Stockpiling Deterrence-Or Just Dusting Off Cold War Logic?

Highlights

  • China controls 90% of global rare earth element processing, critical for U.S. defense systems.
  • The U.S. is actively developing domestic REE processing capabilities through strategic investments.
  • The strategic minerals reserve requires a nuanced approach, prioritizing the most critical rare earth elements.
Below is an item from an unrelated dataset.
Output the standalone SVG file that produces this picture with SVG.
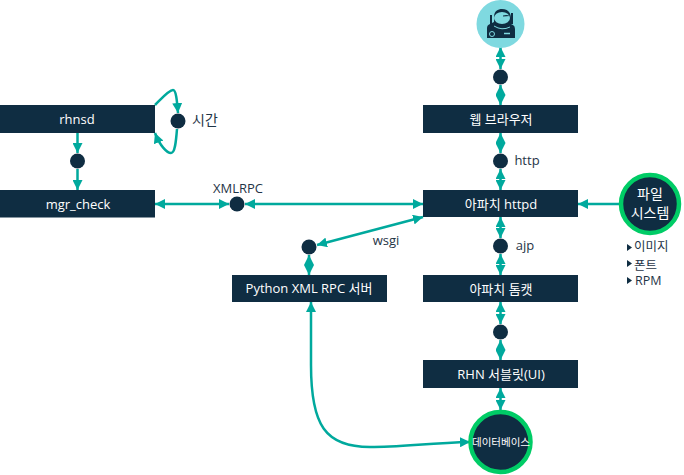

In their July 24  Center for Strategic & International Studies (CSIS) commentary (opens in a new tab), Major General Jake Kwon and Benjamin Jensen argue that a robust U.S. strategic reserve of rare earth elements (REEs) is essential to deter China and sustain defense production in future conflicts. They evoke Cold War stockpiling logic and draw compelling parallels to the Strategic Petroleum Reserve. The facts are largely sound—but the framing leans heavily on strategic fear, while glossing over current progress and industrial constraints.

What Checks Out

The authors correctly state that rare earths are critical to U.S. defense systems—from precision-guided munitions to stealth platforms—and that China controls about 90% of global REE processing. They also accurately reference historical U.S. stockpiling under the Strategic and Critical Materials Stockpiling Act and recent legislative action (Section 1411 of the 2024 NDAA) mandating REE independence from geopolitical rivals by 2035.

Where It Tilts

The piece casts the U.S. as dangerously exposed—ignoring steps already taken to onshore processing (e.g., MP Materials’ magnet plant, DoD’s Title III investments, Lynas USA’s Texas facility). These efforts aren’t hypothetical—they’re funded and under construction. Nor is the U.S. starting from zero: the National Defense Stockpile does hold some critical materials, though not in ideal quantities or configurations.

Not So Rare… Mislabels

The authors repeat a common trope: lumping REEs in with broader “critical minerals” like cobalt or lithium without a clear distinction. While REEs are critical, not all are equally strategic or scarce. Heavy REEs like dysprosium or terbium are far more at-risk than, say, lanthanum or cerium. Stockpiling without prioritization could waste taxpayer funds on non-bottleneck materials.  CSIS missed an opportunity to educate policymakers on nuance.

Environmental Oversight: Light Touch

The piece nods to modern extraction technologies but minimizes domestic environmental and permitting challenges—key reasons the U.S. outsourced REE supply chains in the first place. Suggesting a reserve can be stood up “quickly” ignores the multi-year lead time required for safe, regulated domestic production.

Bottom Line: The call for a rare earth reserve is strategic common sense—but it’s already in motion, and urgency should not eclipse transparency or intelligent prioritization. Investors should monitor execution risk, not just patriotic momentum.